Infelizmente, por outro lado, Clint Eastwood, o homem, fica a meio caminho. Não nos apresenta com clareza o masculino. Não nos convence. Fica-nos parecendo que o que ele tem a oferecer é apenas a casca, pintada de elegantes trejeitos. Mas, sem o miolo, o que fazer com a casca? Talvez seja por isso que Francesca — leia-se Meryl Streep — não embarcou na aventura proposta por Robert — leia-se Clint Eastwood. Por segurança, ela preferiu ficar na esfera das fantasias.

As Pontes de Madison fala do cotidiano pela voz amargurada de Francesca.

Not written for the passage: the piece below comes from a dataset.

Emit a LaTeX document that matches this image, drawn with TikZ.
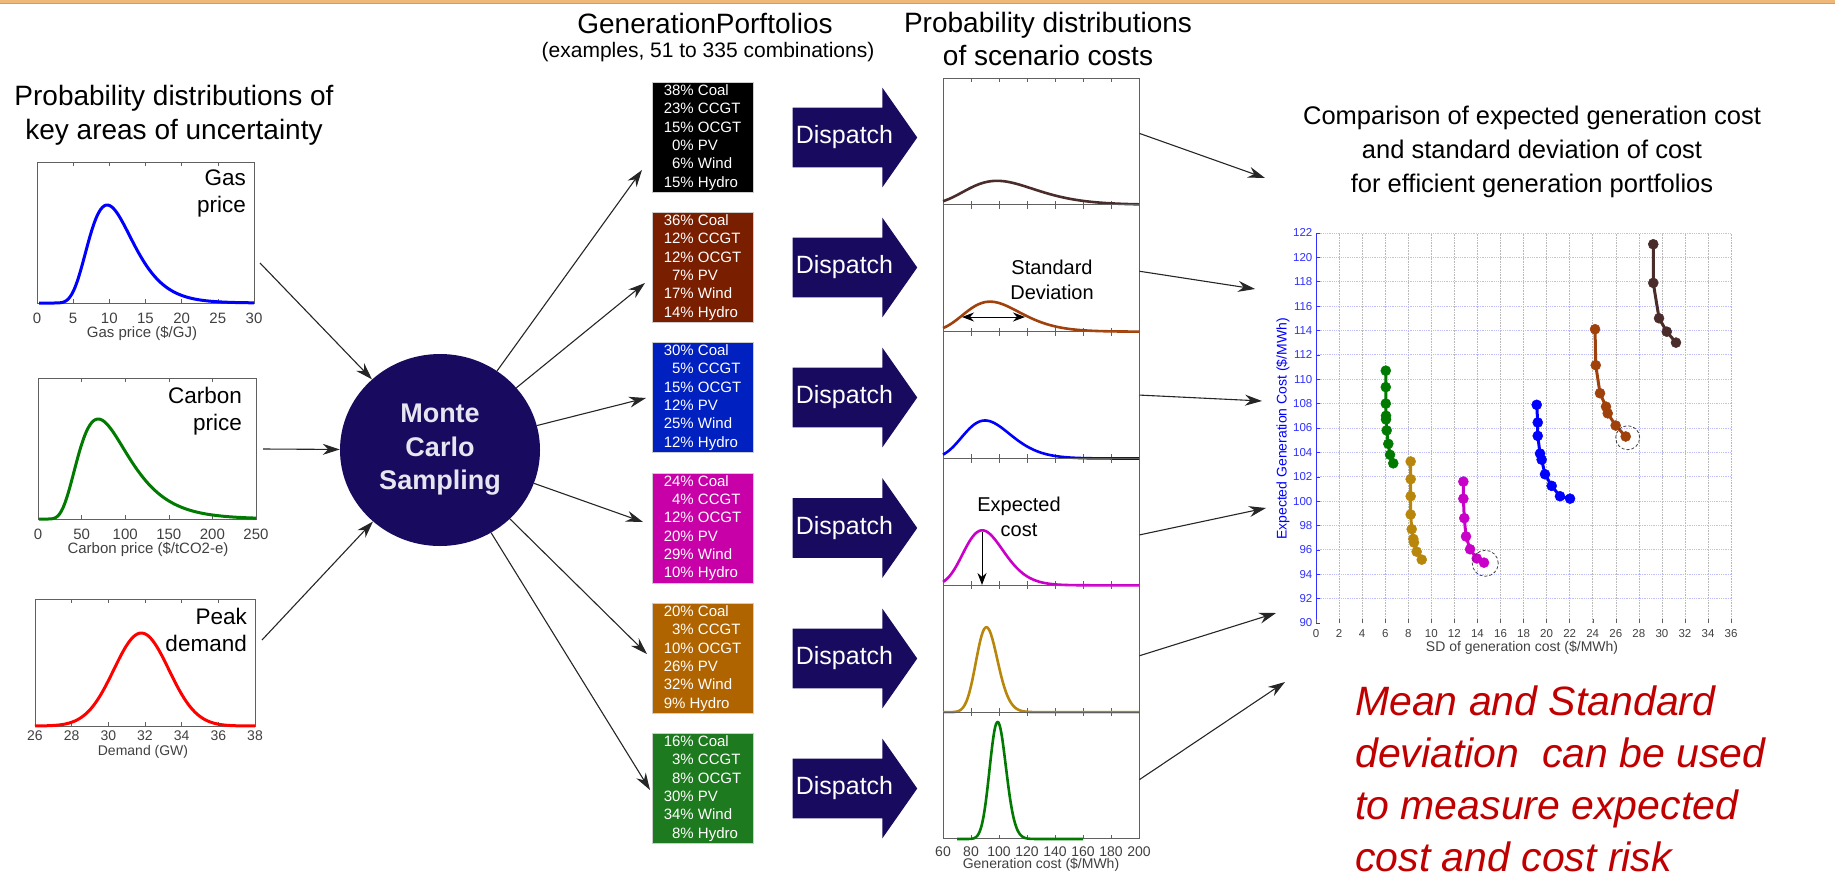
\documentclass[tikz,border=0pt]{standalone}
\usepackage{fontspec}
\setmainfont{Liberation Sans}
\usetikzlibrary{positioning,
        shapes.arrows,
        shapes.geometric,
        arrows.meta}
\usepackage{xcolor}
\newcommand{\setfs}[2]{\fontsize{#1}{#2}\selectfont}

\definecolor{navy}{HTML}{180A5E}
\definecolor{mctext}{HTML}{E6E6F0}
\definecolor{pfbrown}{HTML}{7A1E00}
\definecolor{pfblue}{HTML}{0020C0}
\definecolor{pfmagenta}{HTML}{C800A8}
\definecolor{pforange}{HTML}{B06400}
\definecolor{pfgreen}{HTML}{1E7A1E}
\definecolor{cdark}{HTML}{4A2C2A}
\definecolor{cbrown}{HTML}{A0400A}
\definecolor{cblue}{HTML}{0000FF}
\definecolor{cmag}{HTML}{C800C8}
\definecolor{cgold}{HTML}{B8860B}
\definecolor{cgreen}{HTML}{007A00}
\definecolor{framegray}{HTML}{606060}
\definecolor{labgray}{HTML}{404040}
\definecolor{axisblue}{HTML}{3030FF}
\definecolor{notered}{HTML}{C00000}
\definecolor{topband}{HTML}{F0B878}

\begin{document}
\begin{tikzpicture}[x=1pt,y=-1pt,
    declare function={pk(\x,\m,\s)=exp(max(-20,-(ln(\x/\m))*(ln(\x/\m))/(2*\s*\s)));},
    link/.style={draw=black!85,line width=1.1pt,-{Stealth[length=17pt,width=11pt]}},
    frame/.style={draw=framegray,line width=1pt,inner sep=0pt},
    ticklab/.style={text=labgray,font=\setfs{15}{15},inner sep=0pt},
    costlab/.style={text=labgray,font=\setfs{14}{14},inner sep=0pt},
    plotname/.style={anchor=north east,align=right,font=\setfs{22.5}{27},inner sep=0pt},
    heading/.style={align=center,font=\setfs{28}{34},inner sep=0pt},
    pfbox/.style={fill=#1,draw=gray!40,line width=0.8pt,text=white,font=\setfs{15}{18.3},align=left,
        minimum width=101pt,inner xsep=0pt,inner ysep=0pt,minimum height=110pt},
    dispatch/.style={single arrow,fill=navy,text=white,font=\setfs{25}{30},minimum height=117pt,
        single arrow head extend=20pt,single arrow tip angle=110,inner xsep=3pt,inner ysep=18pt},
    mcnode/.style={ellipse,fill=navy,minimum width=200pt,minimum height=192pt,text=mctext,
        font=\bfseries\setfs{27}{33.5},align=center,inner sep=0pt},
    panelnote/.style={align=center,font=\setfs{20}{25},inner sep=0pt},
    series/.style={draw=#1,line width=3pt,mark=*,mark size=5pt,mark options={draw=#1,fill=#1,line width=0.5pt}},
    vgrid/.style={draw=gray!55,densely dotted,line width=0.6pt},
    hgrid/.style={draw=blue!25,densely dotted,line width=0.8pt},
    ring/.style={draw=black!75,densely dashed,line width=0.8pt},
    note/.style={text=notered,font=\itshape\setfs{41}{52},align=left,inner sep=0pt}]

\useasboundingbox (0,0) rectangle (1835,884);
\fill[topband] (0,0) rectangle (1835,2.5);
\draw[gray!70,line width=0.8pt] (0,3) -- (1835,3);

% input distributions
\node[heading] (lefthead) at (174,115) {Probability distributions of\\key areas of uncertainty};

\node[frame,minimum width=217pt,minimum height=141pt] (gasplot) at (145.5,232.5) {};
\foreach \v in {5,10,...,25}{
    \draw[framegray] ({37+217/30*\v},303) -- ++(0,-4);
    \draw[framegray] ({37+217/30*\v},162) -- ++(0,4);
}
\foreach \v in {0,5,...,30} \node[ticklab] (gt\v) at ({37+217/30*\v},318) {\v};
\node[ticklab] (gaslab) at (142,333) {Gas price (\$/GJ)};
\draw[blue,line width=3pt,line join=round] plot[domain=0.3:30,samples=120,smooth] ({37+217/30*\x},{303-98*pk(\x,9.7,0.32)});
\node[plotname] (gasname) at (246,170) {Gas\\price};

\node[frame,minimum width=218pt,minimum height=141pt] (carbonplot) at (147,448.5) {};
\foreach \v in {50,100,...,200}{
    \draw[framegray] ({38+0.872*\v},519) -- ++(0,-4);
    \draw[framegray] ({38+0.872*\v},378) -- ++(0,4);
}
\foreach \v in {0,50,...,250} \node[ticklab] (ct\v) at ({38+0.872*\v},534) {\v};
\node[ticklab] (carblab) at (148,549) {Carbon price (\$/tCO2-e)};
\draw[cgreen,line width=3pt,line join=round] plot[domain=1:250,samples=120,smooth] ({38+0.872*\x},{519-100*pk(\x,69,0.42)});
\node[plotname] (carbname) at (242,387) {Carbon\\price};

\node[frame,minimum width=220pt,minimum height=127pt] (demplot) at (145,662.5) {};
\foreach \v in {28,30,...,36}{
    \draw[framegray] ({35+220/12*(\v-26)},726) -- ++(0,-4);
    \draw[framegray] ({35+220/12*(\v-26)},599) -- ++(0,4);
}
\foreach \v in {26,28,...,38} \node[ticklab,font=\setfs{14}{14}] (dt\v) at ({35+220/12*(\v-26)},736) {\v};
\node[ticklab,font=\setfs{14}{14}] (demlab) at (143,752) {Demand (GW)};
\draw[red,line width=3pt,line join=round] plot[domain=26:38,samples=100,smooth] ({35+220/12*(\x-26)},{726-93*exp(-(\x-31.8)*(\x-31.8)/4.5)});
\node[plotname] (demname) at (247,608) {Peak\\demand};

% sampling
\node[mcnode] (mc) at (440,450) {Monte\\Carlo\\Sampling};
\coordinate (gasout) at (260,263);
\coordinate (carbout) at (263,449);
\coordinate (demout) at (262,640);
\draw[link] (gasout) -- (mc);
\draw[link] (carbout) -- (mc);
\draw[link] (demout) -- (mc);

% portfolios
\node[heading] (pfhead) at (705,23) {GenerationPorftolios};
\node[font=\setfs{21}{21},inner sep=0pt] (pfsub) at (708,52) {(examples, 51 to 335 combinations)};

\node[pfbox=black] (pf1) at (702.5,137.5) {38\% Coal\\23\% CCGT\\15\% OCGT\\\phantom{1}0\% PV\\\phantom{1}6\% Wind\\15\% Hydro};
\node[pfbox=pfbrown] (pf2) at (702.5,267.5) {36\% Coal\\12\% CCGT\\12\% OCGT\\\phantom{1}7\% PV\\17\% Wind\\14\% Hydro};
\node[pfbox=pfblue] (pf3) at (702.5,397.5) {30\% Coal\\\phantom{1}5\% CCGT\\15\% OCGT\\12\% PV\\25\% Wind\\12\% Hydro};
\node[pfbox=pfmagenta] (pf4) at (702.5,528) {24\% Coal\\\phantom{1}4\% CCGT\\12\% OCGT\\20\% PV\\29\% Wind\\10\% Hydro};
\node[pfbox=pforange] (pf5) at (702.5,658.5) {20\% Coal\\\phantom{1}3\% CCGT\\10\% OCGT\\26\% PV\\32\% Wind\\9\% Hydro};
\node[pfbox=pfgreen] (pf6) at (702.5,788.5) {16\% Coal\\\phantom{1}3\% CCGT\\\phantom{1}8\% OCGT\\30\% PV\\34\% Wind\\\phantom{1}8\% Hydro};

\coordinate (pt1) at (642,170);
\coordinate (pt2) at (645,283);
\coordinate (pt3) at (646,398);
\coordinate (pt4) at (643,522);
\coordinate (pt5) at (647,654);
\coordinate (pt6) at (650,790);
\foreach \k in {1,...,6} \draw[link] (mc) -- (pt\k);

\foreach \k/\yy in {1/137.5,2/267.5,3/397.5,4/528,5/658.5,6/788.5}
    \node[dispatch] (disp\k) at (844.5,\yy) {Dispatch};

% scenario cost distributions
\node[heading,font=\setfs{28}{33}] (costhead) at (1048,38.5) {Probability distributions\\of scenario costs};
\foreach \i/\col/\md/\sg/\hh/\dA/\dB in {1/cdark/98.6/0.255/24/60/200,2/cbrown/93.6/0.216/30/60/200,
        3/cblue/90/0.19/38/60/200,4/cmag/88/0.163/55/60/200,5/cgold/91/0.084/85/60/200,6/cgreen/99/0.059/117/70/160}{
    \pgfmathsetmacro\yb{78+126.83*\i}
    \node[frame,minimum width=196pt,minimum height=126.83pt] (sc\i) at (1041,\yb-63.415) {};
    \foreach \t in {80,100,...,180}{
        \draw[framegray] ({943+1.4*(\t-60)},\yb) -- ++(0,-4);
        \draw[framegray] ({943+1.4*(\t-60)},\yb-126.83) -- ++(0,4);
    }
    \draw[\col,line width=2.6pt,line join=round] plot[domain=\dA:\dB,samples=120,smooth] ({943+1.4*(\x-60)},{\yb-\hh*pk(\x,\md,\sg)});
}
\foreach \t in {60,80,...,200} \node[costlab] (cx\t) at ({943+1.4*(\t-60)},852) {\t};
\node[costlab] (cxlab) at (1041,865) {Generation cost (\$/MWh)};

\node[panelnote] (sdnote) at (1052,280) {Standard\\Deviation};
\coordinate (sdl) at (962,317);
\coordinate (sdr) at (1025,317);
\draw[black,line width=1pt,{Stealth[length=12pt,width=9pt]}-{Stealth[length=12pt,width=9pt]}] (sdl) -- (sdr);
\node[panelnote] (ecnote) at (1019,517) {Expected\\cost};
\coordinate (ecpeak) at (982,532);
\coordinate (ecbase) at (982,585);
\draw[black,line width=1pt,-{Stealth[length=12pt,width=9pt]}] (ecpeak) -- (ecbase);

\coordinate (ch1) at (1265,178);
\coordinate (ch2) at (1255,289);
\coordinate (ch3) at (1262,401);
\coordinate (ch4) at (1266,508);
\coordinate (ch5) at (1276,613);
\coordinate (ch6) at (1285,682);
\draw[link] ([yshift=8pt]sc1.east) -- (ch1);
\draw[link] ([yshift=-3pt]sc2.east) -- (ch2);
\draw[link] (sc3.east) -- (ch3);
\draw[link] ([yshift=-13pt]sc4.east) -- (ch4);
\draw[link] ([yshift=-7pt]sc5.east) -- (ch5);
\draw[link] ([yshift=-4pt]sc6.east) -- (ch6);

% comparison chart
\node[align=center,font=\setfs{25.5}{34},inner sep=0pt] (charthead) at (1532,152) {Comparison of expected generation cost\\and standard deviation of cost\\for efficient generation portfolios};
\begin{scope}[shift={(1316pt,-1720.1pt)},x=11.53pt,y=12.19pt]
    \foreach \v in {2,4,...,36} \draw[vgrid] (\v,90) -- (\v,122);
    \foreach \c in {92,94,...,122} \draw[hgrid] (0,\c) -- (36,\c);
    \draw[axisblue,line width=0.8pt] (0,90) -- (0,122);
    \foreach \c in {90,92,...,122}{
        \draw[axisblue] (0,\c) -- (0.35,\c);
        \node[text=axisblue,font=\setfs{11.5}{11.5},inner sep=0pt,anchor=east] (yl\c) at (-0.3,\c) {\c};
    }
    \foreach \v in {0,2,...,36}{
        \draw[framegray] (\v,90) -- (\v,90.35);
        \node[text=labgray,font=\setfs{11.5}{11.5},inner sep=0pt] (xl\v) at (\v,89.15) {\v};
    }
    \draw[series=cgreen] plot coordinates {(6.05,110.7) (6.05,109.35) (6.05,108.0) (6.07,107.0) (6.07,106.7) (6.13,105.8) (6.27,104.7) (6.42,103.8) (6.7,103.1)};
    \draw[series=cgold] plot coordinates {(8.21,103.25) (8.21,101.8) (8.21,100.4) (8.21,98.9) (8.3,97.7) (8.44,96.9) (8.5,96.6) (8.73,95.85) (9.17,95.2)};
    \draw[series=cmag] plot coordinates {(12.78,101.6) (12.78,100.2) (12.86,98.6) (13.01,97.1) (13.36,96.05) (13.94,95.3) (14.57,94.95)};
    \draw[series=cblue] plot coordinates {(19.14,107.9) (19.23,106.45) (19.23,105.35) (19.43,103.9) (19.57,103.4) (19.86,102.2) (20.44,101.25) (21.16,100.4) (22.03,100.2)};
    \draw[series=cbrown] plot coordinates {(24.2,114.1) (24.26,111.15) (24.63,108.85) (25.15,107.75) (25.3,107.2) (25.99,106.2) (26.86,105.3)};
    \draw[series=cdark] plot coordinates {(29.25,121.07) (29.25,117.9) (29.75,115.0) (30.42,113.9) (31.22,113.0)};
    \draw[ring] (27.03,105.2) circle (12pt);
    \draw[ring] (14.68,94.9) circle (13pt);
\end{scope}
\node[text=labgray,font=\setfs{14}{14},inner sep=0pt] (sdlab) at (1522,648) {SD of generation cost (\$/MWh)};
\node[text=blue,font=\setfs{14}{14},inner sep=0pt,rotate=90] (eclab) at (1283,429) {Expected Generation Cost (\$/MWh)};

\node[note,anchor=north west] (note) at (1355,686) {Mean and Standard\\deviation\ \ can be used\\to measure expected\\cost and cost risk};
\end{tikzpicture}
\end{document}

Em suma. O que nos parece ser um sonho pode, na verdade, ser uma oportunidade. E é das oportunidades que nascem as escolhas. E escolher é correr riscos. E correr riscos é enfiar os dois pés na jaca da realidade. Este é o preço a se pagar. Agora, podemos escolher permanecer no mundo dos sonhos. Mesmo que isto possa nos parecer um ato de covardia. Se lembrarmos que sonhar é nos convidar para iniciar uma nova jornada, podemos então dizer que permanecer no sonho é renunciarmos a dar o passo. E é disso que As Pontes de Madison quer falar pela voz amargurada de Francesca. Robert Kincaid não lhe deixou claro se valia ou não a pena mudar de escolha.